En solo au piano, Christophe Villalba a eu le mérite d’ouvrir la soirée, avec des standards comme Lush Life (de Billy Strayhorm, vous savez, un des arrangeurs du Duke), Stella by Starlight; In a Sentimental mood, Dolphin dance, Caravan…un répertoire très classique, joué d’une manière académique aussi, impeccablement réalisé pour notre grand bonheur.
Il faut dire aussi que les conditions acoustiques sont très favorables, et dans la fraicheur du soir venant, loin de la touffeur de l’après-midi et des bruits et rumeurs de la ville, le présent est délectable.
Le trio d’ Antoine Karacostas plus que tout nous a séduit, avec ses compositions originales, créées sur des modes orientaux ou hellénistiques (la Grèce étant le point de passage entre l’orient et l’occident), selon des rythmes et des tempis qui sentent bon la Méditerranée et ses danses généreuses. Avec aussi, des lignes de basses doublées à la main gauche du pianiste, en contrepoint de la ligne mélodique. Avec ses deux musiciens de toujours- Anders Ulrich à la contrebasse et Simon Bernier à la batterie, Antoine Karacostas a interprété des compositions des deux CD du trio, comme par exemple Sea in Grey et Ti se melei du premier CD “Trails” ou encore le très remarquable Aharisti du CD “Insulary Tales”, dans lequel comme son titre le manifeste, l’origine hellène du pianiste s’affirme, mêle de son propre aveux tous les acquis du jazz moderne. Les trois musiciens sont remarquables, la symbiose et la solidité manifestent une complicité de longue date.
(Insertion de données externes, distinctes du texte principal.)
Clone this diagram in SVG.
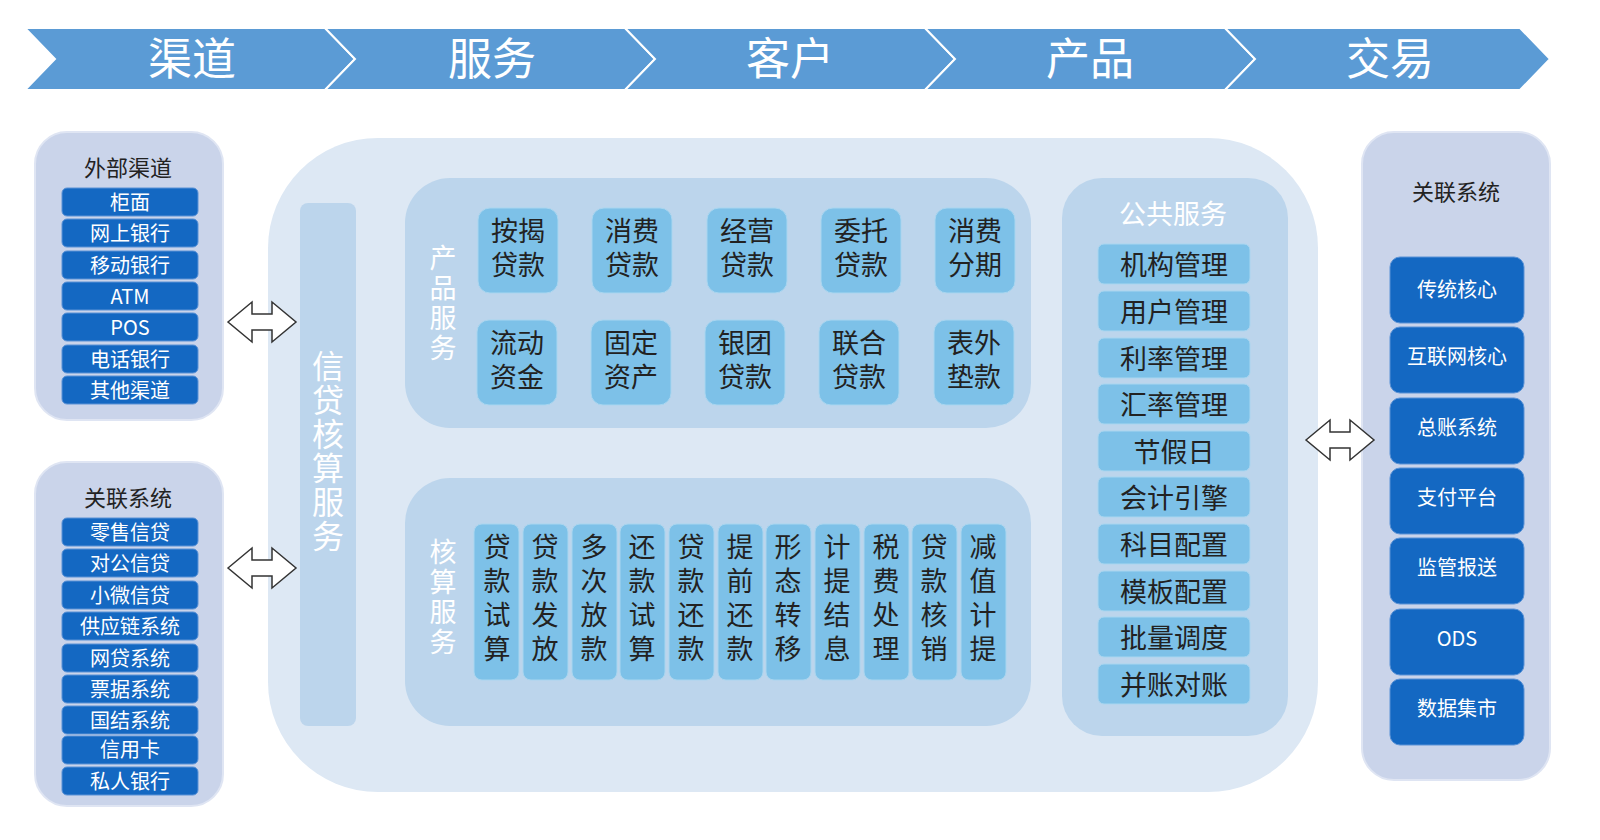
<svg xmlns="http://www.w3.org/2000/svg" width="1600" height="840" viewBox="0 0 1600 840">
<style>
text{font-family:"Noto Sans CJK SC","Noto Sans",sans-serif;text-anchor:middle}
.hd{fill:#5b9bd5;stroke:#fff;stroke-width:2}
.ht{fill:#fff;font-size:44px}
.side{fill:#cad4ea;stroke:#dfe5f3;stroke-width:2}
.b{fill:#1468c2;stroke:#5a92d6;stroke-width:1}
.bt{fill:#fff;font-size:20px}
.st{fill:#222;font-size:22px}
.inner{fill:#bcd5ec}
.tile{fill:#7dc1e8;stroke:#a9d6f0;stroke-width:1}
.tt{fill:#222;font-size:27px}
.wl{fill:#fff;font-size:27px}
.arr{fill:#fff;stroke:#333;stroke-width:1.5}
</style>
<g id="header">
<polygon class="hd" points="25,28 325,28 355,59 325,90 25,90 55,59"/>
<polygon class="hd" points="325,28 625,28 655,59 625,90 325,90 355,59"/>
<polygon class="hd" points="625,28 925,28 955,59 925,90 625,90 655,59"/>
<polygon class="hd" points="925,28 1225,28 1255,59 1225,90 925,90 955,59"/>
<polygon class="hd" points="1225,28 1520,28 1550,59 1520,90 1225,90 1255,59"/>
<text class="ht" x="192" y="75">渠道</text>
<text class="ht" x="492" y="75">服务</text>
<text class="ht" x="790" y="75">客户</text>
<text class="ht" x="1090" y="75">产品</text>
<text class="ht" x="1390" y="75">交易</text>
</g>
<g id="ext-channels">
<rect class="side" x="35" y="132" width="188" height="288" rx="32"/>
<text class="st" x="128" y="176">外部渠道</text>
<rect class="b" x="62" y="188" width="136" height="28" rx="5"/><text class="bt" x="130" y="210">柜面</text>
<rect class="b" x="62" y="219" width="136" height="28" rx="5"/><text class="bt" x="130" y="241">网上银行</text>
<rect class="b" x="62" y="251" width="136" height="28" rx="5"/><text class="bt" x="130" y="273">移动银行</text>
<rect class="b" x="62" y="282" width="136" height="28" rx="5"/><text class="bt" x="130" y="304">ATM</text>
<rect class="b" x="62" y="313" width="136" height="28" rx="5"/><text class="bt" x="130" y="335">POS</text>
<rect class="b" x="62" y="345" width="136" height="28" rx="5"/><text class="bt" x="130" y="367">电话银行</text>
<rect class="b" x="62" y="376" width="136" height="28" rx="5"/><text class="bt" x="130" y="398">其他渠道</text>
</g>
<g id="rel-systems-left">
<rect class="side" x="35" y="462" width="188" height="344" rx="32"/>
<text class="st" x="128" y="506">关联系统</text>
<rect class="b" x="62" y="518" width="136" height="28" rx="5"/><text class="bt" x="130" y="540">零售信贷</text>
<rect class="b" x="62" y="549" width="136" height="28" rx="5"/><text class="bt" x="130" y="571">对公信贷</text>
<rect class="b" x="62" y="581" width="136" height="28" rx="5"/><text class="bt" x="130" y="603">小微信贷</text>
<rect class="b" x="62" y="612" width="136" height="28" rx="5"/><text class="bt" x="130" y="634">供应链系统</text>
<rect class="b" x="62" y="644" width="136" height="28" rx="5"/><text class="bt" x="130" y="666">网贷系统</text>
<rect class="b" x="62" y="675" width="136" height="28" rx="5"/><text class="bt" x="130" y="697">票据系统</text>
<rect class="b" x="62" y="706" width="136" height="28" rx="5"/><text class="bt" x="130" y="728">国结系统</text>
<rect class="b" x="62" y="736" width="136" height="28" rx="5"/><text class="bt" x="130" y="757">信用卡</text>
<rect class="b" x="62" y="767" width="136" height="28" rx="5"/><text class="bt" x="130" y="789">私人银行</text>
</g>
<g id="core">
<rect x="268" y="138" width="1050" height="654" rx="110" fill="#dde8f4"/>
<rect class="inner" x="300" y="203" width="56" height="523" rx="8"/>
<text fill="#fff" font-size="32" x="328"><tspan x="328" y="378">信</tspan><tspan x="328" y="412">贷</tspan><tspan x="328" y="446">核</tspan><tspan x="328" y="480">算</tspan><tspan x="328" y="514">服</tspan><tspan x="328" y="548">务</tspan></text>
</g>
<g id="product-services">
<rect class="inner" x="405" y="178" width="626" height="250" rx="45"/>
<text class="wl" font-size="26"><tspan x="443" y="268">产</tspan><tspan x="443" y="298">品</tspan><tspan x="443" y="328">服</tspan><tspan x="443" y="358">务</tspan></text>
<g id="prod-tiles">
<rect class="tile" x="478" y="208" width="80" height="85" rx="12"/><text class="tt"><tspan x="518" y="241">按揭</tspan><tspan x="518" y="275">贷款</tspan></text>
<rect class="tile" x="592" y="208" width="80" height="85" rx="12"/><text class="tt"><tspan x="632" y="241">消费</tspan><tspan x="632" y="275">贷款</tspan></text>
<rect class="tile" x="707" y="208" width="80" height="85" rx="12"/><text class="tt"><tspan x="747" y="241">经营</tspan><tspan x="747" y="275">贷款</tspan></text>
<rect class="tile" x="821" y="208" width="80" height="85" rx="12"/><text class="tt"><tspan x="861" y="241">委托</tspan><tspan x="861" y="275">贷款</tspan></text>
<rect class="tile" x="935" y="208" width="80" height="85" rx="12"/><text class="tt"><tspan x="975" y="241">消费</tspan><tspan x="975" y="275">分期</tspan></text>
<rect class="tile" x="477" y="320" width="80" height="85" rx="12"/><text class="tt"><tspan x="517" y="353">流动</tspan><tspan x="517" y="387">资金</tspan></text>
<rect class="tile" x="591" y="320" width="80" height="85" rx="12"/><text class="tt"><tspan x="631" y="353">固定</tspan><tspan x="631" y="387">资产</tspan></text>
<rect class="tile" x="705" y="320" width="80" height="85" rx="12"/><text class="tt"><tspan x="745" y="353">银团</tspan><tspan x="745" y="387">贷款</tspan></text>
<rect class="tile" x="819" y="320" width="80" height="85" rx="12"/><text class="tt"><tspan x="859" y="353">联合</tspan><tspan x="859" y="387">贷款</tspan></text>
<rect class="tile" x="934" y="320" width="80" height="85" rx="12"/><text class="tt"><tspan x="974" y="353">表外</tspan><tspan x="974" y="387">垫款</tspan></text>
</g>
</g>
<g id="accounting-services">
<rect class="inner" x="405" y="478" width="626" height="248" rx="45"/>
<text class="wl" font-size="26"><tspan x="443" y="562">核</tspan><tspan x="443" y="592">算</tspan><tspan x="443" y="622">服</tspan><tspan x="443" y="652">务</tspan></text>
<g id="acc-tiles">
<rect class="tile" x="474" y="524" width="45" height="156" rx="8"/><text class="tt"><tspan x="497" y="557">贷</tspan><tspan x="497" y="591">款</tspan><tspan x="497" y="625">试</tspan><tspan x="497" y="659">算</tspan></text>
<rect class="tile" x="523" y="524" width="45" height="156" rx="8"/><text class="tt"><tspan x="545" y="557">贷</tspan><tspan x="545" y="591">款</tspan><tspan x="545" y="625">发</tspan><tspan x="545" y="659">放</tspan></text>
<rect class="tile" x="572" y="524" width="45" height="156" rx="8"/><text class="tt"><tspan x="594" y="557">多</tspan><tspan x="594" y="591">次</tspan><tspan x="594" y="625">放</tspan><tspan x="594" y="659">款</tspan></text>
<rect class="tile" x="620" y="524" width="45" height="156" rx="8"/><text class="tt"><tspan x="642" y="557">还</tspan><tspan x="642" y="591">款</tspan><tspan x="642" y="625">试</tspan><tspan x="642" y="659">算</tspan></text>
<rect class="tile" x="669" y="524" width="45" height="156" rx="8"/><text class="tt"><tspan x="691" y="557">贷</tspan><tspan x="691" y="591">款</tspan><tspan x="691" y="625">还</tspan><tspan x="691" y="659">款</tspan></text>
<rect class="tile" x="718" y="524" width="45" height="156" rx="8"/><text class="tt"><tspan x="740" y="557">提</tspan><tspan x="740" y="591">前</tspan><tspan x="740" y="625">还</tspan><tspan x="740" y="659">款</tspan></text>
<rect class="tile" x="766" y="524" width="45" height="156" rx="8"/><text class="tt"><tspan x="788" y="557">形</tspan><tspan x="788" y="591">态</tspan><tspan x="788" y="625">转</tspan><tspan x="788" y="659">移</tspan></text>
<rect class="tile" x="815" y="524" width="45" height="156" rx="8"/><text class="tt"><tspan x="837" y="557">计</tspan><tspan x="837" y="591">提</tspan><tspan x="837" y="625">结</tspan><tspan x="837" y="659">息</tspan></text>
<rect class="tile" x="864" y="524" width="45" height="156" rx="8"/><text class="tt"><tspan x="886" y="557">税</tspan><tspan x="886" y="591">费</tspan><tspan x="886" y="625">处</tspan><tspan x="886" y="659">理</tspan></text>
<rect class="tile" x="912" y="524" width="45" height="156" rx="8"/><text class="tt"><tspan x="934" y="557">贷</tspan><tspan x="934" y="591">款</tspan><tspan x="934" y="625">核</tspan><tspan x="934" y="659">销</tspan></text>
<rect class="tile" x="961" y="524" width="45" height="156" rx="8"/><text class="tt"><tspan x="983" y="557">减</tspan><tspan x="983" y="591">值</tspan><tspan x="983" y="625">计</tspan><tspan x="983" y="659">提</tspan></text>
</g>
</g>
<g id="public-services">
<rect class="inner" x="1062" y="178" width="226" height="558" rx="40"/>
<text class="wl" font-size="26" x="1173" y="224">公共服务</text>
<rect class="tile" x="1098" y="244" width="152" height="40" rx="6"/><text class="tt" x="1174" y="275">机构管理</text>
<rect class="tile" x="1098" y="291" width="152" height="40" rx="6"/><text class="tt" x="1174" y="322">用户管理</text>
<rect class="tile" x="1098" y="338" width="152" height="40" rx="6"/><text class="tt" x="1174" y="369">利率管理</text>
<rect class="tile" x="1098" y="384" width="152" height="40" rx="6"/><text class="tt" x="1174" y="415">汇率管理</text>
<rect class="tile" x="1098" y="431" width="152" height="40" rx="6"/><text class="tt" x="1174" y="462">节假日</text>
<rect class="tile" x="1098" y="477" width="152" height="40" rx="6"/><text class="tt" x="1174" y="508">会计引擎</text>
<rect class="tile" x="1098" y="524" width="152" height="40" rx="6"/><text class="tt" x="1174" y="555">科目配置</text>
<rect class="tile" x="1098" y="571" width="152" height="40" rx="6"/><text class="tt" x="1174" y="602">模板配置</text>
<rect class="tile" x="1098" y="617" width="152" height="40" rx="6"/><text class="tt" x="1174" y="648">批量调度</text>
<rect class="tile" x="1098" y="664" width="152" height="40" rx="6"/><text class="tt" x="1174" y="695">并账对账</text>
</g>
<g id="rel-systems-right">
<rect class="side" x="1362" y="132" width="188" height="648" rx="32"/>
<text class="st" x="1456" y="200">关联系统</text>
<rect class="b" x="1390" y="257" width="134" height="66" rx="10"/><text class="bt" x="1457" y="297">传统核心</text>
<rect class="b" x="1390" y="327" width="134" height="66" rx="10"/><text class="bt" x="1457" y="364">互联网核心</text>
<rect class="b" x="1390" y="398" width="134" height="66" rx="10"/><text class="bt" x="1457" y="435">总账系统</text>
<rect class="b" x="1390" y="468" width="134" height="66" rx="10"/><text class="bt" x="1457" y="505">支付平台</text>
<rect class="b" x="1390" y="538" width="134" height="66" rx="10"/><text class="bt" x="1457" y="575">监管报送</text>
<rect class="b" x="1390" y="609" width="134" height="66" rx="10"/><text class="bt" x="1457" y="646">ODS</text>
<rect class="b" x="1390" y="679" width="134" height="66" rx="10"/><text class="bt" x="1457" y="716">数据集市</text>
</g>
<g id="connectors">
<polygon class="arr" points="228,322 252,302 252,314 272,314 272,302 296,322 272,342 272,330 252,330 252,342"/>
<polygon class="arr" points="228,568 252,548 252,560 272,560 272,548 296,568 272,588 272,576 252,576 252,588"/>
<polygon class="arr" points="1306,440 1330,420 1330,432 1350,432 1350,420 1374,440 1350,460 1350,448 1330,448 1330,460"/>
</g>
</svg>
Une remarquable synthèse, une musique non pas savante mais colorée et dansante.
Le deuxième trio de la soirée est celui d’un contrebassiste, Vladimir Torres puisque ses compositions structurent le répertoire , même si la formule qui associe un pianiste Martin Schiffmann, et un batteur Tom Moreti, produit une atmosphère jazzistique qui rappelle celle du trio précédent. Nous notons cependant bien des différences; puisque cette fois c’est la ligne de basse qui gouverne les thèmes, même si le pianiste la double à la main droite. Cette ligne est particulièrement subtile et dynamique; et le caractère printanier de cette musique convient très bien à une soirée dans un été à peine commençant. Quelques titres de grande saveur comme un ano sin verte ou 5 dias de primavera.
Merci aussi à ces musiciens qui respirent le talent et la gentillesse. Plusieurs raisons donc de respirer profondément, lentement, sans crainte.